#### EXERCISE DESCRIPTION:
Please give back word for word the lines below, from the first one through the one with "wcOffoValues, wcIwoaValues, nmAfoValues];".

====

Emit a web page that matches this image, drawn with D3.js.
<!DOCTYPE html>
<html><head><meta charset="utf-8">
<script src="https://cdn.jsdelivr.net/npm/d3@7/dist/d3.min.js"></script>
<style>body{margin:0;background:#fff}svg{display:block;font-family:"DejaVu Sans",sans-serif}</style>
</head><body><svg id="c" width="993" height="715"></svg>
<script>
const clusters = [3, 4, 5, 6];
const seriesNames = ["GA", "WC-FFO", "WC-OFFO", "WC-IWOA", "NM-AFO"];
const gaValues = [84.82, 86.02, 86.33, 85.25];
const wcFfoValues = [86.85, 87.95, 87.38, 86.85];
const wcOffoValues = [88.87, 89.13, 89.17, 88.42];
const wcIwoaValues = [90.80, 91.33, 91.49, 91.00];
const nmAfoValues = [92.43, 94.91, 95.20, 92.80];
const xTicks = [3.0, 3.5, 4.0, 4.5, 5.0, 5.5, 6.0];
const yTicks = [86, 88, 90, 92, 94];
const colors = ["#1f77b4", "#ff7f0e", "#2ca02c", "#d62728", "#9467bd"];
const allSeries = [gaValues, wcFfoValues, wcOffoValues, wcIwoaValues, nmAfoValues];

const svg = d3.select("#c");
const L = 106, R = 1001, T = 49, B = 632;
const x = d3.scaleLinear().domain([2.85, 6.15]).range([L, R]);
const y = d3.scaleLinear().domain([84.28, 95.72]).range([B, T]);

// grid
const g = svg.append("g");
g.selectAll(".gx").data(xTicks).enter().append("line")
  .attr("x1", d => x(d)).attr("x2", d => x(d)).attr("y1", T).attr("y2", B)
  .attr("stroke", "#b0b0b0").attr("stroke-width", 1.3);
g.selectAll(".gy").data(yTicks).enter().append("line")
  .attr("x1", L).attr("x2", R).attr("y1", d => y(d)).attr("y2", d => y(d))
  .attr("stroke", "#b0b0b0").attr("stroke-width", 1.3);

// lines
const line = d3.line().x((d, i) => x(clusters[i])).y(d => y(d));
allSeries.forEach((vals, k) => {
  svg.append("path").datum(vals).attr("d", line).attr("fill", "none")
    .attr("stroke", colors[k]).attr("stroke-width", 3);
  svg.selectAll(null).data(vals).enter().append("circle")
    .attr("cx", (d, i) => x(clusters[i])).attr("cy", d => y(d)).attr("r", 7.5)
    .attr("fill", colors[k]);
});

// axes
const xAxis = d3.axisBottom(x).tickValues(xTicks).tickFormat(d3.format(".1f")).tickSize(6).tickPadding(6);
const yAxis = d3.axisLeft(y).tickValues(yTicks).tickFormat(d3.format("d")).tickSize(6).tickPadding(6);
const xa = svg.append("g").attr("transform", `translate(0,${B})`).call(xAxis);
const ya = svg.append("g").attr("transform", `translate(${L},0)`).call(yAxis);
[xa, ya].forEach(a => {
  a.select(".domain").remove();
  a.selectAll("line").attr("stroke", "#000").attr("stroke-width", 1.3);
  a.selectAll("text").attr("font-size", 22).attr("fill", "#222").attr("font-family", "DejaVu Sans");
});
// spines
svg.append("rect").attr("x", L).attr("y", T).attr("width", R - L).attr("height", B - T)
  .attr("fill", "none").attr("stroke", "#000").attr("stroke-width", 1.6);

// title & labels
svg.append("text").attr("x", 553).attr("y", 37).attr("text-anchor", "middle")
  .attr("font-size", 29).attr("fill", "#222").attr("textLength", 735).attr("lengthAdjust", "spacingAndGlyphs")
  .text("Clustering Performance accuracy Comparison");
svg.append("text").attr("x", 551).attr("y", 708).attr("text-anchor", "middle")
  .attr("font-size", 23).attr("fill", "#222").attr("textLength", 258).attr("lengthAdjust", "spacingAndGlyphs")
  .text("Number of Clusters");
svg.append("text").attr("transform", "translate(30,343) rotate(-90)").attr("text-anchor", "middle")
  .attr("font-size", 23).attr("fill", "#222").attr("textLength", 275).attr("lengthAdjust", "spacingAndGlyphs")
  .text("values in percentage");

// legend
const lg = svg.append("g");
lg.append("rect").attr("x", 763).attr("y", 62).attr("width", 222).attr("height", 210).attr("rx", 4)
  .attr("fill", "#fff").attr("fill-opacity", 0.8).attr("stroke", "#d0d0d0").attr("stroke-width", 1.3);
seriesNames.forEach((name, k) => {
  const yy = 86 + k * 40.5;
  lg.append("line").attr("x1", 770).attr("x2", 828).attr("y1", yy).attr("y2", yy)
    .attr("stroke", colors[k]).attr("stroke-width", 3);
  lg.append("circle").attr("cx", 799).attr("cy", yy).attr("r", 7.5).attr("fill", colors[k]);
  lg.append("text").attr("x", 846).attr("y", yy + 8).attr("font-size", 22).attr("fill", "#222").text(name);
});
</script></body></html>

====

#### EXPECTED OUTPUT:
Emit a web page that matches this image, drawn with D3.js.
<!DOCTYPE html>
<html><head><meta charset="utf-8">
<script src="https://cdn.jsdelivr.net/npm/d3@7/dist/d3.min.js"></script>
<style>body{margin:0;background:#fff}svg{display:block;font-family:"DejaVu Sans",sans-serif}</style>
</head><body><svg id="c" width="993" height="715"></svg>
<script>
const clusters = [3, 4, 5, 6];
const seriesNames = ["GA", "WC-FFO", "WC-OFFO", "WC-IWOA", "NM-AFO"];
const gaValues = [84.82, 86.02, 86.33, 85.25];
const wcFfoValues = [86.85, 87.95, 87.38, 86.85];
const wcOffoValues = [88.87, 89.13, 89.17, 88.42];
const wcIwoaValues = [90.80, 91.33, 91.49, 91.00];
const nmAfoValues = [92.43, 94.91, 95.20, 92.80];
const xTicks = [3.0, 3.5, 4.0, 4.5, 5.0, 5.5, 6.0];
const yTicks = [86, 88, 90, 92, 94];
const colors = ["#1f77b4", "#ff7f0e", "#2ca02c", "#d62728", "#9467bd"];
const allSeries = [gaValues, wcFfoValues, wcOffoValues, wcIwoaValues, nmAfoValues];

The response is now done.